Further reinforcing the importance of warfare in Fiji, approximately thirty different designs for clubs have been identified by experts, more than are produced by any other Polynesian island group. Depending on exactly how they are being counted, three to four of these are made with rootstalks. The Bowers Museum’s new acquisition is a vunikau which directly translates to “tree root.” Even more specific terminology is used when referring to clubs where the type of tree is known, but this is the general term for any club that uses the denser wood of the root as a head and retains relatively long, natural root nubbins. The reddish club is also a vunikau, though it is also reminiscent of the other root club varieties: the waka and bulikia which are defined by only retaining the primary or tap root. Held clubs were not the only ones that relied on root balls for their strength, however.
You’ll Have to Toss Me
Iula drisia like the one featured above are a variant of the iula tavatava missile clubs with spherical heads, in many cases made from rootballs much in the same way as the vunikau. While some of the other shorter clubs that we have looked at on the Bowers Blog were used in ceremonies and dances, these were only used in battle. The far shorter clubs were sometimes used as melee weapons, but their intended use as a thrown weapon was far deadlier. Larger clubs like the vunikau were some of the most formidable weapons used by Fijians, who had a host of formidable weapons to choose from.
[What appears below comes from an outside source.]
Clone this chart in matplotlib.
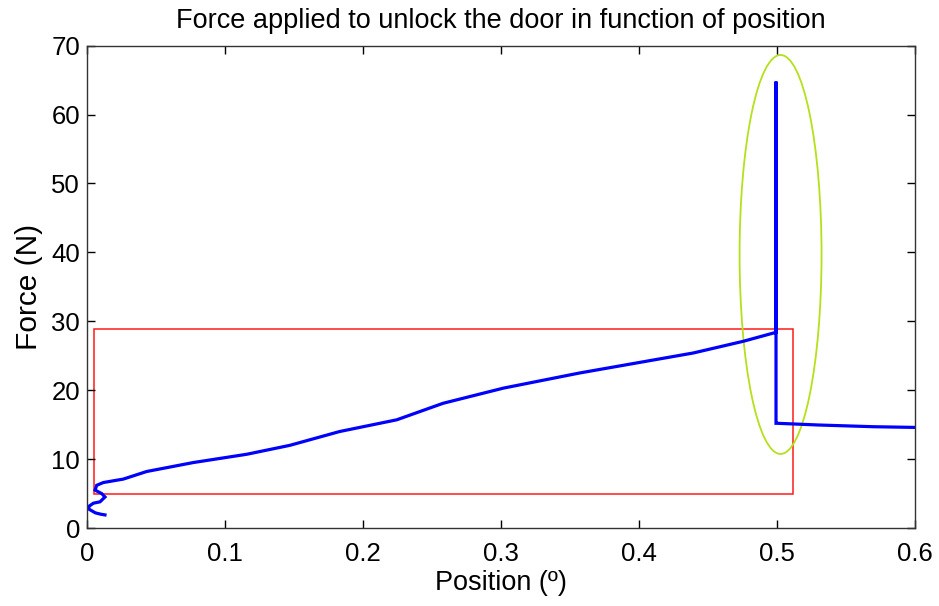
import matplotlib
matplotlib.use("Agg")
import matplotlib.pyplot as plt
from matplotlib.patches import Rectangle, Ellipse

plt.rcParams['font.family'] = ['Liberation Sans', 'DejaVu Sans']

# Measured force vs. position while unlocking the door
position = [0.013, 0.010, 0.006, 0.0017, 0.001, 0.0046, 0.0094, 0.013, 0.0106,
            0.0058, 0.007, 0.0118, 0.0263, 0.0432, 0.077, 0.1157, 0.147, 0.183,
            0.2244, 0.258, 0.3017, 0.357, 0.4393, 0.4756, 0.4993, 0.4993,
            0.4993, 0.5, 0.53, 0.57, 0.6]
force = [1.9, 2.0, 2.2, 2.7, 3.1, 3.6, 3.8, 4.5, 5.0,
         5.5, 6.2, 6.6, 7.1, 8.2, 9.5, 10.7, 12.0, 14.0,
         15.7, 18.1, 20.3, 22.5, 25.4, 27.1, 28.4, 64.8,
         15.2, 15.2, 14.95, 14.7, 14.6]

# Highlight regions: linear ramp (box) and the release spike (ellipse)
ramp_box = (0.0051, 4.9, 0.5119, 28.9)        # x0, y0, x1, y1
spike_ellipse = (0.5026, 39.7, 0.0594, 57.9)  # cx, cy, width, height

fig = plt.figure(figsize=(9.39, 6.06), dpi=100)
ax = fig.add_axes([0.0927, 0.1287, 0.9744 - 0.0927, 0.9246 - 0.1287])

ax.plot(position, force, color='#0000ff', linewidth=2.3, solid_joinstyle='miter')

x0, y0, x1, y1 = ramp_box
ax.add_patch(Rectangle((x0, y0), x1 - x0, y1 - y0, fill=False,
                       edgecolor='#ff1a1a', linewidth=1.1))
cx, cy, w, h = spike_ellipse
ax.add_patch(Ellipse((cx, cy), w, h, fill=False,
                     edgecolor='#b5e01c', linewidth=1.3))

ax.set_xlim(0, 0.6)
ax.set_ylim(0, 70)
ax.set_xticks([0, 0.1, 0.2, 0.3, 0.4, 0.5, 0.6])
ax.set_xticklabels(['0', '0.1', '0.2', '0.3', '0.4', '0.5', '0.6'])
ax.set_yticks(range(0, 71, 10))

ax.tick_params(direction='in', top=True, right=True, length=6, width=1,
               labelsize=18.5, colors='black')
ax.tick_params(axis='x', pad=10)
ax.tick_params(axis='y', pad=5)
for s in ax.spines.values():
    s.set_linewidth(1.0)
    s.set_color('#333333')

ax.set_title('Force applied to unlock the door in function of position',
             fontsize=19.5, pad=13)
ax.set_xlabel('Position (º)', fontsize=19.5, labelpad=3)
ax.set_ylabel('Force (N)', fontsize=21.5, labelpad=6)

fig.savefig('out.png', dpi=100)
The creation of root clubs is in no way original to Fiji, though it was not practiced uniformly across the Pacific. The use of roots as club heads is older than recorded history and sprouted independently in multiple locales where suitable plants were grown. Another rootstock club in the Bowers’ permanent collection hails from Africa. In Fiji, root clubs were generally carved from young ironwood trees which were pulled from the earth and had their individual roots trimmed down to create the many nubbins at the head of the club. Given the importance of weapons and other wood carvings, Fijian carvers were highly trained and specialized. Most of the finest examples of rootstock clubs are inlaid with small stars and other designs made of ivory. The same is true of iula drisia.